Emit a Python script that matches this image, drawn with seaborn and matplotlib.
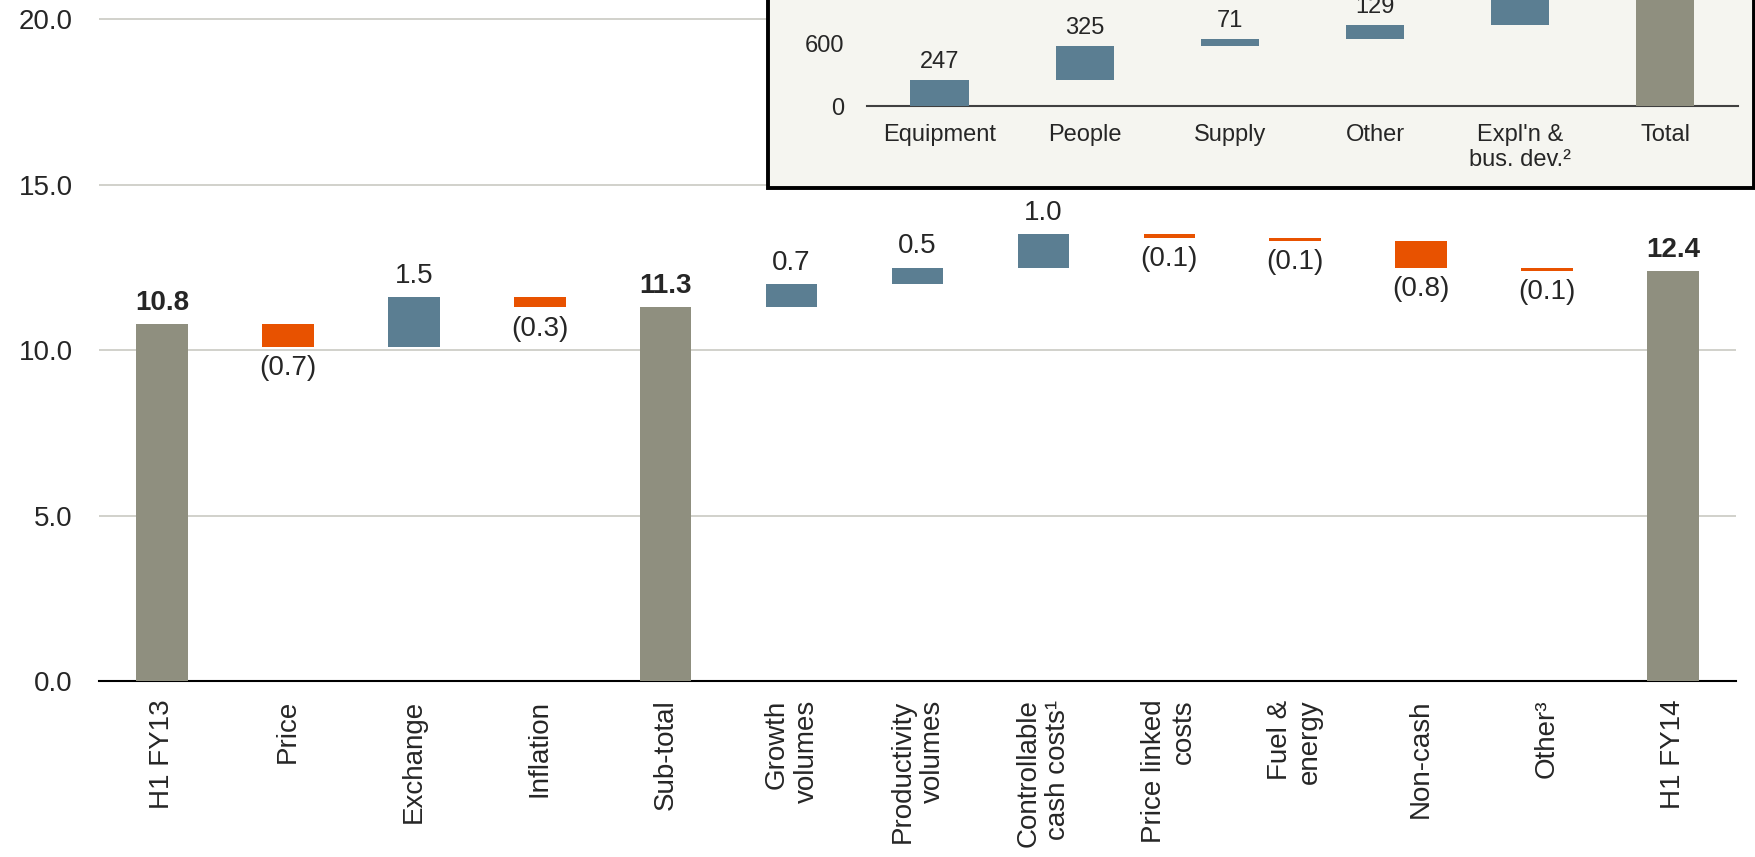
import numpy as np
import pandas as pd
import matplotlib.pyplot as plt
import seaborn as sns
from matplotlib.patches import Rectangle

# main waterfall (US$ bn)
categories = ["H1 FY13", "Price", "Exchange", "Inflation", "Sub-total", "Growth\nvolumes",
              "Productivity\nvolumes", "Controllable\ncash costs¹", "Price linked\ncosts",
              "Fuel &\nenergy", "Non-cash", "Other³", "H1 FY14"]
values = [10.8, -0.7, 1.5, -0.3, 11.3, 0.7, 0.5, 1.0, -0.1, -0.1, -0.8, -0.1, 12.4]
kinds = ["total", "delta", "delta", "delta", "total", "delta", "delta", "delta",
         "delta", "delta", "delta", "delta", "total"]

# inset: controllable cash cost breakdown (US$ m)
inset_categories = ["Equipment", "People", "Supply", "Other", "Expl'n &\nbus. dev.²", "Total"]
inset_values = [247, 325, 71, 129, 270, 1042]
inset_kinds = ["delta", "delta", "delta", "delta", "delta", "total"]

GREY = "#8F8F7F"
BLUE = "#5B7E92"
ORANGE = "#E85200"


def waterfall_frame(cats, vals, kinds):
    level = 0.0
    rows = []
    for c, v, k in zip(cats, vals, kinds):
        if k == "total":
            rows.append((c, 0.0, v, k))
            level = v
        else:
            rows.append((c, level, v, k))
            level += v
    return pd.DataFrame(rows, columns=["category", "bottom", "height", "kind"])


sns.set_theme(style="white")
plt.rcParams["font.family"] = ["Liberation Sans", "DejaVu Sans"]

fig = plt.figure(figsize=(17.56, 8.57), dpi=100)
ax = fig.add_axes([0.0564, 0.2048, 0.9322, 0.7952])

df = waterfall_frame(categories, values, kinds)
df["total_h"] = np.where(df["kind"] == "total", df["height"], np.nan)

sns.barplot(data=df, x="category", y="total_h", order=categories, color=GREY,
            width=0.41, saturation=1, linewidth=0, ax=ax, zorder=3)

xpos = np.arange(len(categories))
deltas = df["kind"] == "delta"
delta_colors = [BLUE if h > 0 else ORANGE for h in df.loc[deltas, "height"]]
ax.bar(xpos[deltas], df.loc[deltas, "height"], bottom=df.loc[deltas, "bottom"],
       width=0.41, color=delta_colors, linewidth=0, zorder=3)

for i, row in df.iterrows():
    top = row["bottom"] + row["height"]
    if row["kind"] == "total":
        ax.annotate(f"{row['height']:.1f}", (i, top), xytext=(0, 6), textcoords="offset points",
                    ha="center", va="bottom", fontsize=20, fontweight="bold")
    elif row["height"] > 0:
        ax.annotate(f"{row['height']:.1f}", (i, top), xytext=(0, 6), textcoords="offset points",
                    ha="center", va="bottom", fontsize=20)
    else:
        ax.annotate(f"({-row['height']:.1f})", (i, top), xytext=(0, -6), textcoords="offset points",
                    ha="center", va="top", fontsize=20)

ax.set_xlim(-0.5, 12.5)
ax.set_ylim(0, 20.58)
ax.set_yticks([0, 5, 10, 15, 20])
ax.set_yticklabels(["0.0", "5.0", "10.0", "15.0", "20.0"])
ax.yaxis.grid(True, color="#CACAC2", lw=1.2, zorder=0)
ax.set_axisbelow(True)
for s in ["left", "right", "top"]:
    ax.spines[s].set_visible(False)
ax.spines["bottom"].set_color("black")
ax.spines["bottom"].set_linewidth(1.5)
ax.tick_params(axis="y", length=0, pad=19, labelsize=20)
ax.tick_params(axis="x", length=0, pad=13, labelsize=20)
ax.set_xticks(xpos)
ax.set_xticklabels(categories, rotation=90, ha="center", va="top", multialignment="right")
ax.set_xlabel("")
ax.set_ylabel("")

# inset box
box = Rectangle((0.4374, 0.7806), 0.5615, 0.4, transform=fig.transFigure,
                facecolor="#F5F5F0", edgecolor="black", lw=2.8, zorder=1)
fig.patches.append(box)

iax = fig.add_axes([0.4937, 0.8763, 0.4960, 0.1237], zorder=2)
iax.patch.set_alpha(0)
idf = waterfall_frame(inset_categories, inset_values, inset_kinds)
ipos = np.arange(len(inset_categories))
icolors = [GREY if k == "total" else BLUE for k in idf["kind"]]
iax.bar(ipos, idf["height"], bottom=idf["bottom"], width=0.4, color=icolors,
        linewidth=0, zorder=3)
for i, row in idf.iterrows():
    # labels whose bar runs off the top of the slide are not drawn
    iax.annotate(f"{row['height']:.0f}", (i, row["bottom"] + row["height"]), xytext=(0, 5),
                 textcoords="offset points", ha="center", va="bottom", fontsize=17)
iax.set_xlim(-0.5, 5.5)
iax.set_ylim(0, 1010)
iax.set_yticks([0, 600])
iax.set_yticklabels(["0", "600"])
iax.set_xticks(ipos)
iax.set_xticklabels(inset_categories, multialignment="center")
for s in ["left", "right", "top"]:
    iax.spines[s].set_visible(False)
iax.spines["bottom"].set_color("#404040")
iax.spines["bottom"].set_linewidth(1.5)
iax.tick_params(axis="y", length=0, pad=16, labelsize=17)
iax.tick_params(axis="x", length=0, pad=13, labelsize=17)
iax.grid(False)

fig.savefig("out.png", dpi=100)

----------

◆ JOB
Make an exact copy of the data, leaving its pictures out.

◆ EXERCISE OUTPUT
Emit a Python script that matches this image, drawn with seaborn and matplotlib.
import numpy as np
import pandas as pd
import matplotlib.pyplot as plt
import seaborn as sns
from matplotlib.patches import Rectangle

# main waterfall (US$ bn)
categories = ["H1 FY13", "Price", "Exchange", "Inflation", "Sub-total", "Growth\nvolumes",
              "Productivity\nvolumes", "Controllable\ncash costs¹", "Price linked\ncosts",
              "Fuel &\nenergy", "Non-cash", "Other³", "H1 FY14"]
values = [10.8, -0.7, 1.5, -0.3, 11.3, 0.7, 0.5, 1.0, -0.1, -0.1, -0.8, -0.1, 12.4]
kinds = ["total", "delta", "delta", "delta", "total", "delta", "delta", "delta",
         "delta", "delta", "delta", "delta", "total"]

# inset: controllable cash cost breakdown (US$ m)
inset_categories = ["Equipment", "People", "Supply", "Other", "Expl'n &\nbus. dev.²", "Total"]
inset_values = [247, 325, 71, 129, 270, 1042]
inset_kinds = ["delta", "delta", "delta", "delta", "delta", "total"]

GREY = "#8F8F7F"
BLUE = "#5B7E92"
ORANGE = "#E85200"


def waterfall_frame(cats, vals, kinds):
    level = 0.0
    rows = []
    for c, v, k in zip(cats, vals, kinds):
        if k == "total":
            rows.append((c, 0.0, v, k))
            level = v
        else:
            rows.append((c, level, v, k))
            level += v
    return pd.DataFrame(rows, columns=["category", "bottom", "height", "kind"])


sns.set_theme(style="white")
plt.rcParams["font.family"] = ["Liberation Sans", "DejaVu Sans"]

fig = plt.figure(figsize=(17.56, 8.57), dpi=100)
ax = fig.add_axes([0.0564, 0.2048, 0.9322, 0.7952])

df = waterfall_frame(categories, values, kinds)
df["total_h"] = np.where(df["kind"] == "total", df["height"], np.nan)

sns.barplot(data=df, x="category", y="total_h", order=categories, color=GREY,
            width=0.41, saturation=1, linewidth=0, ax=ax, zorder=3)

xpos = np.arange(len(categories))
deltas = df["kind"] == "delta"
delta_colors = [BLUE if h > 0 else ORANGE for h in df.loc[deltas, "height"]]
ax.bar(xpos[deltas], df.loc[deltas, "height"], bottom=df.loc[deltas, "bottom"],
       width=0.41, color=delta_colors, linewidth=0, zorder=3)

for i, row in df.iterrows():
    top = row["bottom"] + row["height"]
    if row["kind"] == "total":
        ax.annotate(f"{row['height']:.1f}", (i, top), xytext=(0, 6), textcoords="offset points",
                    ha="center", va="bottom", fontsize=20, fontweight="bold")
    elif row["height"] > 0:
        ax.annotate(f"{row['height']:.1f}", (i, top), xytext=(0, 6), textcoords="offset points",
                    ha="center", va="bottom", fontsize=20)
    else:
        ax.annotate(f"({-row['height']:.1f})", (i, top), xytext=(0, -6), textcoords="offset points",
                    ha="center", va="top", fontsize=20)

ax.set_xlim(-0.5, 12.5)
ax.set_ylim(0, 20.58)
ax.set_yticks([0, 5, 10, 15, 20])
ax.set_yticklabels(["0.0", "5.0", "10.0", "15.0", "20.0"])
ax.yaxis.grid(True, color="#CACAC2", lw=1.2, zorder=0)
ax.set_axisbelow(True)
for s in ["left", "right", "top"]:
    ax.spines[s].set_visible(False)
ax.spines["bottom"].set_color("black")
ax.spines["bottom"].set_linewidth(1.5)
ax.tick_params(axis="y", length=0, pad=19, labelsize=20)
ax.tick_params(axis="x", length=0, pad=13, labelsize=20)
ax.set_xticks(xpos)
ax.set_xticklabels(categories, rotation=90, ha="center", va="top", multialignment="right")
ax.set_xlabel("")
ax.set_ylabel("")

# inset box
box = Rectangle((0.4374, 0.7806), 0.5615, 0.4, transform=fig.transFigure,
                facecolor="#F5F5F0", edgecolor="black", lw=2.8, zorder=1)
fig.patches.append(box)

iax = fig.add_axes([0.4937, 0.8763, 0.4960, 0.1237], zorder=2)
iax.patch.set_alpha(0)
idf = waterfall_frame(inset_categories, inset_values, inset_kinds)
ipos = np.arange(len(inset_categories))
icolors = [GREY if k == "total" else BLUE for k in idf["kind"]]
iax.bar(ipos, idf["height"], bottom=idf["bottom"], width=0.4, color=icolors,
        linewidth=0, zorder=3)
for i, row in idf.iterrows():
    # labels whose bar runs off the top of the slide are not drawn
    iax.annotate(f"{row['height']:.0f}", (i, row["bottom"] + row["height"]), xytext=(0, 5),
                 textcoords="offset points", ha="center", va="bottom", fontsize=17)
iax.set_xlim(-0.5, 5.5)
iax.set_ylim(0, 1010)
iax.set_yticks([0, 600])
iax.set_yticklabels(["0", "600"])
iax.set_xticks(ipos)
iax.set_xticklabels(inset_categories, multialignment="center")
for s in ["left", "right", "top"]:
    iax.spines[s].set_visible(False)
iax.spines["bottom"].set_color("#404040")
iax.spines["bottom"].set_linewidth(1.5)
iax.tick_params(axis="y", length=0, pad=16, labelsize=17)
iax.tick_params(axis="x", length=0, pad=13, labelsize=17)
iax.grid(False)

fig.savefig("out.png", dpi=100)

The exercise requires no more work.